• **Problem to work on**
Can you find the lines of the listing that include "this" and copy every one?

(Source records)
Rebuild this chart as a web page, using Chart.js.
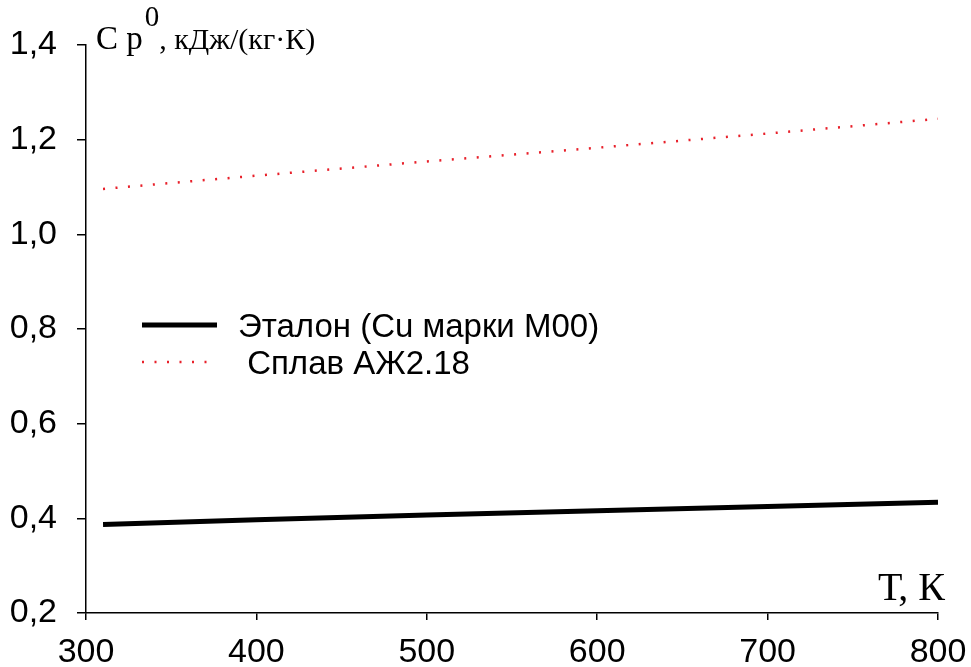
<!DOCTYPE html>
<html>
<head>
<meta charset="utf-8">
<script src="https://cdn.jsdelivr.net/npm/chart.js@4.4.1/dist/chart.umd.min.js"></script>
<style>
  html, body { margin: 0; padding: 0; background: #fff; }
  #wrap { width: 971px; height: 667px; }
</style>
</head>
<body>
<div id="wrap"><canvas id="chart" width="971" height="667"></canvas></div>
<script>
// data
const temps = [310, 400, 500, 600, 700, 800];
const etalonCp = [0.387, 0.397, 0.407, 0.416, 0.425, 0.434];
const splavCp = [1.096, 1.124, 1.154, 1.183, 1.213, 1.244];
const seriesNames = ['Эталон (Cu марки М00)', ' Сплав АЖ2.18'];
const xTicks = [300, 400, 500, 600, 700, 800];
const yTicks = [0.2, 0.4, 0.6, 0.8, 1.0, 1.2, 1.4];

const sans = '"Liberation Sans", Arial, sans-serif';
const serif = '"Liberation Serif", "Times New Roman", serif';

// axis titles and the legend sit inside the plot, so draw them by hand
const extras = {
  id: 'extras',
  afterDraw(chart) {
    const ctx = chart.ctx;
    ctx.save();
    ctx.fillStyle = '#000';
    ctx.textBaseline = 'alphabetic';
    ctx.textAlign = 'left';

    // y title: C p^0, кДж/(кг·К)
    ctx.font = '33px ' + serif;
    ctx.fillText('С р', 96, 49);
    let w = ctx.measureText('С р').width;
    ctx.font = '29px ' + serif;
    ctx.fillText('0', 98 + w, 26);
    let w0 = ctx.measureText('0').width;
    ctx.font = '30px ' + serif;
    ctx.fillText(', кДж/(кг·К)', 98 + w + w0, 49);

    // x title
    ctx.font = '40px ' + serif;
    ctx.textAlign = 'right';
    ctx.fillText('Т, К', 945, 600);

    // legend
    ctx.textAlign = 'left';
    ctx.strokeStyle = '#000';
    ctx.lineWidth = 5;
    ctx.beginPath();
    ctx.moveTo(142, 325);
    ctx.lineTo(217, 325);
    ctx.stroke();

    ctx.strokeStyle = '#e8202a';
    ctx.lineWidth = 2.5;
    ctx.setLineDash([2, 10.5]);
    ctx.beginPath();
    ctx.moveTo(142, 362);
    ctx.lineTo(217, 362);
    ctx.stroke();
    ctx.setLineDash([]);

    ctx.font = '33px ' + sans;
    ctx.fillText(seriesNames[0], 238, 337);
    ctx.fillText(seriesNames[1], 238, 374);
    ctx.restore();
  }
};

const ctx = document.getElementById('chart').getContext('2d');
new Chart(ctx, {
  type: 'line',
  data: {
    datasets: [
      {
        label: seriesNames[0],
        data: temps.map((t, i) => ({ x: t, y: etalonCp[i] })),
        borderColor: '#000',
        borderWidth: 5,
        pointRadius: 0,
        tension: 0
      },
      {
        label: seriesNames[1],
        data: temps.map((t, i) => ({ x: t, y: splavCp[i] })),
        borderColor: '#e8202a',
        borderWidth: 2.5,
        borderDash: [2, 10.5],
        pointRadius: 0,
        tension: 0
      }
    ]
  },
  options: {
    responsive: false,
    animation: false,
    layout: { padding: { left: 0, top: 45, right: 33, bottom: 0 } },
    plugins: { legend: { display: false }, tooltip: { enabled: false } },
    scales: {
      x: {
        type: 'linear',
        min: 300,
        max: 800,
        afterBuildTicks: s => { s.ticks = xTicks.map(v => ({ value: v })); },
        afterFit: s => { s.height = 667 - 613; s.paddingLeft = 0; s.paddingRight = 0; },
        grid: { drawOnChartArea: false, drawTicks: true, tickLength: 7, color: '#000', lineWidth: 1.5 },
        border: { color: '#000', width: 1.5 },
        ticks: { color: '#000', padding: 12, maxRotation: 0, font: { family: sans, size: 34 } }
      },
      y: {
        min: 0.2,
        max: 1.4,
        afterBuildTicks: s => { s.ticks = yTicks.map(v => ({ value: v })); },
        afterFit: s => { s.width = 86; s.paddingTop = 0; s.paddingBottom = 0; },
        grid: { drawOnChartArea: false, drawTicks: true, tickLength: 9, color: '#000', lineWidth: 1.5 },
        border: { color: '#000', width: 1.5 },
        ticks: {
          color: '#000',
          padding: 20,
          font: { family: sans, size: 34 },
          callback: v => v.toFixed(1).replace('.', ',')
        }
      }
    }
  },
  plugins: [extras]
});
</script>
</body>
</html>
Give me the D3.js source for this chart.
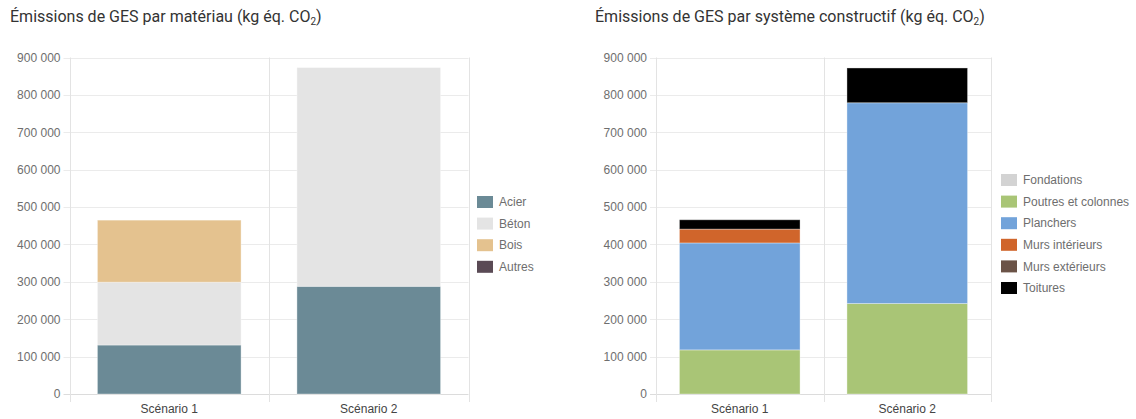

• **Exercise solution**
Rebuild this chart as a web page, using Chart.js.
Give me the D3.js source for this chart.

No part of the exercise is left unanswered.